# Zich aanstellen



## joopbraak

I'm looking for a good translation for the dutch expression "Zich aanstellen".
I don't mean conciously trying to draw attention by overacting, but I mean reacting in an exaggerated way if something bad happens.

Like when a grown-up person gets a little wound and a little drop of blood appears, and he/she starts crying.
In Dutch we would say: "Stel je niet aan!", but I can't think of a good English equivalent.
"Don't be dramatic!' doesn't really cover it for me.

Alvast bedankt!


----------



## Peterdg

E.g. "stop showing off" or "cut the act".


----------



## ThomasK

Ik vind ook: "to put on airs", "to make a fuss" [al vind ik dat te ruim], Misschien "to malinger" al is dat eerder "zich aanstellen" in de zin van: ziekte en onmogelijkheid overdrijven. Ik merk in de vertaalsuggesties veel contextuele suggesties die niet algemeen bruikbaar zijn, en vooral mis ik een onderscheid tussen "aanstellen" (to appoint) en "zich aanstellen".


----------



## Memories

I believe English speakers would probably employ a construction wherein they implore the one who zich aanstelt not to act in a certain manner that implies exaggeration or unbecoming conduct. 

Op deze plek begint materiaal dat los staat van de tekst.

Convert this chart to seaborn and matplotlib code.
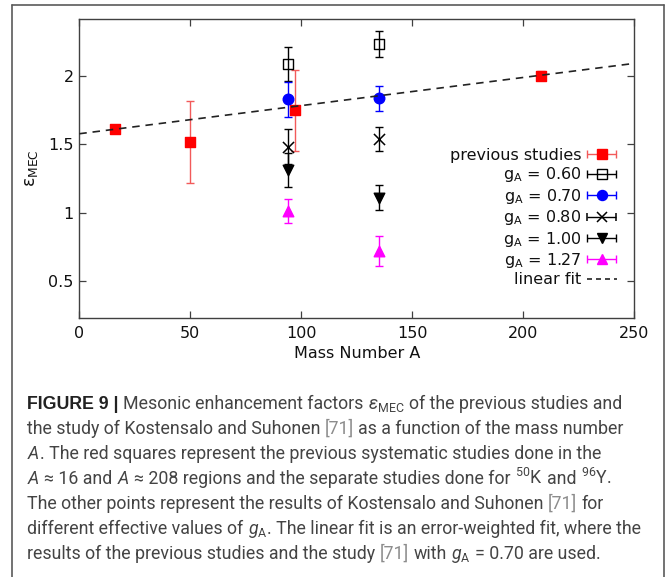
import numpy as np
import matplotlib
matplotlib.use("Agg")
import matplotlib.pyplot as plt
import seaborn as sns
from matplotlib.legend_handler import HandlerErrorbar
from matplotlib.container import ErrorbarContainer
from matplotlib.lines import Line2D
from matplotlib.font_manager import FontProperties

# ---------------- data ----------------
prev_A = [16, 50, 97, 208]
prev_eps = [1.613, 1.518, 1.750, 2.007]
prev_err = [0.02, 0.30, 0.30, 0.03]

ks_A = [94, 135]
eps_060 = [2.093, 2.240]
err_060 = [0.125, 0.097]
eps_070 = [1.831, 1.838]
err_070 = [0.130, 0.090]
eps_080 = [1.485, 1.540]
err_080 = [0.128, 0.086]
eps_100 = [1.314, 1.110]
err_100 = [0.125, 0.090]
eps_127 = [1.012, 0.720]
err_127 = [0.086, 0.110]

fit_A = [0, 250]
fit_eps = [1.579, 2.096]

x_ticks = [0, 50, 100, 150, 200, 250]
y_ticks = [0.5, 1.0, 1.5, 2.0]
y_tick_labels = ["0.5", "1", "1.5", "2"]

series_labels = ["previous studies", "g$_{\\mathrm{A}}$ = 0.60", "g$_{\\mathrm{A}}$ = 0.70",
                 "g$_{\\mathrm{A}}$ = 0.80", "g$_{\\mathrm{A}}$ = 1.00", "g$_{\\mathrm{A}}$ = 1.27"]
fit_label = "linear fit"

# ---------------- style ----------------
sns.set_theme(style="ticks")
plt.rcParams["font.family"] = ["DejaVu Sans"]
plt.rcParams["mathtext.fontset"] = "custom"
plt.rcParams["mathtext.rm"] = "Roboto"
plt.rcParams["mathtext.it"] = "Roboto:italic"
plt.rcParams["mathtext.bf"] = "Roboto:bold"

W, H = 670, 577
fig = plt.figure(figsize=(W / 100, H / 100), dpi=100)
fig.patch.set_facecolor("white")

ax_l, ax_r, ax_t, ax_b = 79.3, 634.3, 19.3, 318.0
ax = fig.add_axes([ax_l / W, 1 - ax_b / H, (ax_r - ax_l) / W, (ax_b - ax_t) / H])
ax.set_facecolor("white")

FS = 11.5
spine_col = "#404040"

styles = [
    dict(x=prev_A, y=prev_eps, e=prev_err, marker="s", mfc="#ff0000", mec="#ff0000", ecol="#f25a5a", ms=7.4),
    dict(x=ks_A, y=eps_060, e=err_060, marker="s", mfc="none", mec="black", ecol="black", ms=7.4),
    dict(x=ks_A, y=eps_070, e=err_070, marker="o", mfc="#0000ff", mec="#0000ff", ecol="#0000ff", ms=7.6),
    dict(x=ks_A, y=eps_080, e=err_080, marker="x", mfc="black", mec="black", ecol="black", ms=8.0),
    dict(x=ks_A, y=eps_100, e=err_100, marker="v", mfc="black", mec="black", ecol="black", ms=7.6),
    dict(x=ks_A, y=eps_127, e=err_127, marker="^", mfc="#ff00ff", mec="#ff00ff", ecol="#ff00ff", ms=7.6),
]

handles = []
for st, lab in zip(styles, series_labels):
    # vertical error bars
    ax.errorbar(st["x"], st["y"], yerr=st["e"], fmt="none", ecolor=st["ecol"],
                elinewidth=1.0, capsize=3, capthick=1.0, zorder=2)
    # markers via seaborn
    if st["marker"] == "x":
        sns.scatterplot(x=st["x"], y=st["y"], marker="x", color="black", s=st["ms"] ** 2,
                        linewidth=1.1, ax=ax, zorder=3, legend=False)
    else:
        sns.scatterplot(x=st["x"], y=st["y"], marker=st["marker"], s=st["ms"] ** 2,
                        facecolor=st["mfc"], edgecolor=st["mec"], linewidth=1.0,
                        ax=ax, zorder=3, legend=False)
    # legend proxy with horizontal error bar
    h = ax.errorbar([np.nan], [np.nan], xerr=[1.0], fmt=st["marker"], linestyle="none",
                    mfc=st["mfc"], mec=st["mec"], ms=st["ms"] * 0.95, ecolor=st["ecol"],
                    elinewidth=1.0, capsize=3, capthick=1.0,
                    markeredgewidth=1.1 if st["marker"] == "x" else 1.0, label=lab)
    handles.append(h)

sns.lineplot(x=fit_A, y=fit_eps, ax=ax, color="#222222", linewidth=1.2,
             dashes=False, zorder=4, legend=False)
ax.lines[-1].set_dashes([4.5, 3.5])
fit_handle = Line2D([], [], color="#222222", linewidth=1.2, dashes=[3.0, 2.4])
handles.append(fit_handle)

ax.set_xlim(0, 250)
ax.set_ylim(0.225, 2.42)
ax.set_xticks(x_ticks)
ax.set_yticks(y_ticks)
ax.set_yticklabels(y_tick_labels)
ax.tick_params(direction="in", top=True, right=True, length=5, width=0.9,
               color=spine_col, labelsize=FS, labelcolor="#111111")
ax.tick_params(axis="x", pad=6)
ax.tick_params(axis="y", pad=4)
for sp in ax.spines.values():
    sp.set_color(spine_col)
    sp.set_linewidth(1.0)

ax.set_xlabel("Mass Number A", fontsize=FS, color="#111111", labelpad=3)
ax.set_ylabel("ε$_{\\mathrm{MEC}}$", fontsize=FS + 1, color="#111111", labelpad=6,
              math_fontfamily="dejavusans")

leg_prop = FontProperties(family="DejaVu Sans", size=FS, math_fontfamily="dejavusans")
leg = ax.legend(handles=handles, labels=series_labels + [fit_label], loc="upper right",
                bbox_to_anchor=((617 - ax_l) / (ax_r - ax_l), (ax_b - 148) / (ax_b - ax_t)),
                frameon=False, markerfirst=False, prop=leg_prop, borderpad=0,
                borderaxespad=0, handlelength=1.9, handletextpad=0.35, labelspacing=0.15,
                handler_map={ErrorbarContainer: HandlerErrorbar(xerr_size=0.9)})
for t in leg.get_texts():
    t.set_color("#111111")

# ---------------- outer frame ----------------
frame_col = "#5a5a5a"
fx0, fx1, fy0 = 12.3 / W, 664.0 / W, 1 - 4.7 / H
for xs, ys in [([fx0, fx0], [fy0, -0.01]), ([fx1, fx1], [fy0, -0.01]), ([fx0, fx1], [fy0, fy0])]:
    fig.add_artist(Line2D(xs, ys, transform=fig.transFigure, color=frame_col, linewidth=1.2))

# ---------------- caption ----------------
cap_font = ["Roboto", "DejaVu Sans"]
bold_font = ["Liberation Sans", "DejaVu Sans"]
cap_col = "#444444"
ref_col = "#8c8c8c"
renderer = fig.canvas.get_renderer()

N = dict()
B = dict(weight="bold", color="#222222", family=bold_font)
G = dict(color=ref_col)

caption = [
    [("FIGURE 9 |", B), (" Mesonic enhancement factors ", N), ("$\\epsilon_{\\mathrm{MEC}}$", N),
     (" of the previous studies and", N)],
    [("the study of Kostensalo and Suhonen ", N), ("[71]", G), (" as a function of the mass number", N)],
    [("$A$", N), (". The red squares represent the previous systematic studies done in the", N)],
    [("$A$", N), (" ≈ 16 and ", N), ("$A$", N), (" ≈ 208 regions and the separate studies done for ", N),
     ("$^{50}$K", N), (" and ", N), ("$^{96}$Y.", N)],
    [("The other points represent the results of Kostensalo and Suhonen ", N), ("[71]", G), (" for", N)],
    [("different effective values of ", N), ("$g_{\\mathrm{A}}$", N),
     (". The linear fit is an error-weighted fit, where the", N)],
    [("results of the previous studies and the study ", N), ("[71]", G), (" with ", N),
     ("$g_{\\mathrm{A}}$", N), (" = 0.70 are used.", N)],
]
baselines = [409, 434, 459, 484, 509, 534, 559]
x_start = 27.0

_sw_cache = {}


def seg_props(kw):
    return dict(family=kw.get("family", cap_font), weight=kw.get("weight", "normal"))


def space_w(kw, size):
    p = seg_props(kw)
    key = (tuple(p["family"]), p["weight"], size)
    if key not in _sw_cache:
        t1 = fig.text(0, 0, "a a", fontsize=size, **p)
        t2 = fig.text(0, 0, "aa", fontsize=size, **p)
        _sw_cache[key] = t1.get_window_extent(renderer).width - t2.get_window_extent(renderer).width
        t1.remove()
        t2.remove()
    return _sw_cache[key]


def draw_line(segs, y, size):
    x = x_start
    made = []
    for s, kw in segs:
        lead = len(s) - len(s.lstrip(" "))
        trail = len(s) - len(s.rstrip(" "))
        core = s.strip(" ")
        sw = space_w(kw, size)
        x += lead * sw
        t = fig.text(x / W, 1 - y / H, core, fontsize=size, ha="left", va="baseline",
                     color=kw.get("color", cap_col), math_fontfamily="custom", **seg_props(kw))
        made.append(t)
        x += t.get_window_extent(renderer).width + trail * sw
    return made, x


# size the caption so that its longest line fits the same width as the reference
test, xend = draw_line(caption[5], baselines[5], 12.0)
for t in test:
    t.remove()
cap_size = 12.0 * (641.0 - x_start) / (xend - x_start)
_sw_cache.clear()
for segs, yb in zip(caption, baselines):
    draw_line(segs, yb, cap_size)

fig.savefig("out.png", dpi=100, facecolor="white")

In your example, one could very well request that he who's cut himself on the finger not to be a crybaby. And one could request he who's upset over having lost some competition not to be a sore loser. And he who insists on flaunting a new acquisition could well be admonished not to be a show-off. 😉


----------



## joopbraak

ThomasK said:


> Ik merk in de vertaalsuggesties veel contextuele suggesties die niet algemeen bruikbaar zijn, en vooral mis ik een onderscheid tussen "aanstellen" (to appoint) en "zich aanstellen".


Ik vroeg specifiek om "zich aanstellen", daar is ook een vertaling voor:
zich aanstellen - Nederlands-Engels Woordenboek WordReference.com
Alleen deze gaan alleen over overacteren en niet over kleinzerig reageren. Vandaar mijn vraag.


Memories said:


> n your example, one could very well request that he who's cut himself on the finger not to be a crybaby. And one could request he who's upset over having lost some competition not to be a sore loser. And he who insists on flaunting a new acquisition could well be admonished not to be a show-off.


"Don't be a crybaby!" comes closest to what I was looking for. Your last example is more about overacting. Thanks!


----------



## ThomasK

Ik moet het WR woordenboek leren gebruiken. Zijn deze suggesties voor jou nuttig? 
EN: I think they went soft. /   EN: I 'm a little bit squeamish... ow ow!/   EN: Feisty for a 200-year-old./  EN: What, you 're really gonna be a baby about this? EN: Ain 't no time to turn squeamish...


----------



## joopbraak

ThomasK said:


> Ain 't no time to turn squeamish...


Grappig, squeamish was ik zelf ook al tegengekomen toen ik kleinzerig opschreef en dacht, daar is vast ook geen goed Engels equivalent voor!
Maar het betekent toch niet echt hetzelfde volgens mij.


----------



## joopbraak

ThomasK, I would rather that people answered from their own knowledge, I can look up dictionaries myself too. You just copied this page:
kleinzerig - Vertaling Nederlands-Engels
But anyway, thanks.


----------



## ThomasK

Of course... 

@joopbraak: Maar ik dacht zo: zoveel Engelstaligen zitten er niet op dit forum. Daarom dacht ik vooral even mee omdat het een interessante vraag was. Misschien moet je eens proberen op Language Lab en in de titel noteren: Dutch/English "zich aanstellen".


----------